By Alexandre Andrade Sampaio, Programs and Policy Coordinator, IAP

In June 2016, representatives of International Accountability Project (IAP) and the Center for International Environmental Law (CIEL) participated in a Workshop on Accountability Mechanisms and Civil Society, which was organized by Fundar, Centro de Análisis e Inverstigación, Centro de Colaboración Cívica (CCC), the Grupo Regional sobre Financiamiento e Infraestructura (GREFI), and by Independent Accountability Mechanisms. More than 80 representatives of civil society organizations coming from 8 countries (Mexico, Argentina, Canada, Brazil, Colombia, USA, Luxemburg and Peru) participated in the seminar in Mexico City.

The main focus of the event was to provide CSOs with information on accountability mechanisms of development banks, their policies, the advantages and disadvantages of their utilization; and to open a space for dialogue between the mechanisms and local organizations and communities potentially affected by projects financed by the banks.

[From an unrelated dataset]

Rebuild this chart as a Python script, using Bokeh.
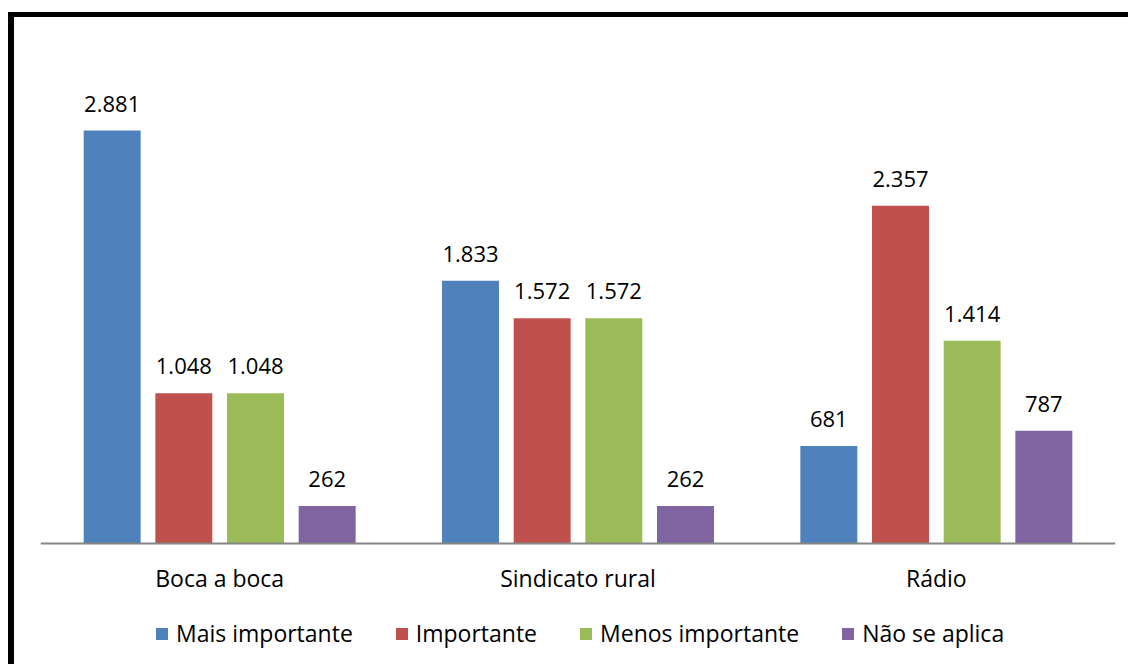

Carla García Zendejas (CIEL) presented information on the Early Warning System. Carla described how the EWS identifies projects that are likely to adversely affect human and environmental rights of communities. As its name indicates, the Early Warning System has the objective of informing those who could be affected by projects in a timely manner so they can consider the advantages and disadvantages of the enterprise. The EWS also offers support and technical suggestions on how to react in order to influence the decision process.

The EWS utilizes accessible language to analyze project documents that are often very technical. The EWS staff also keeps in constant contact with those interested in their analyses and can offer support to communities in the form of informational workshops in order to dialogue about possible managing and participation methods on the projects identified by the system.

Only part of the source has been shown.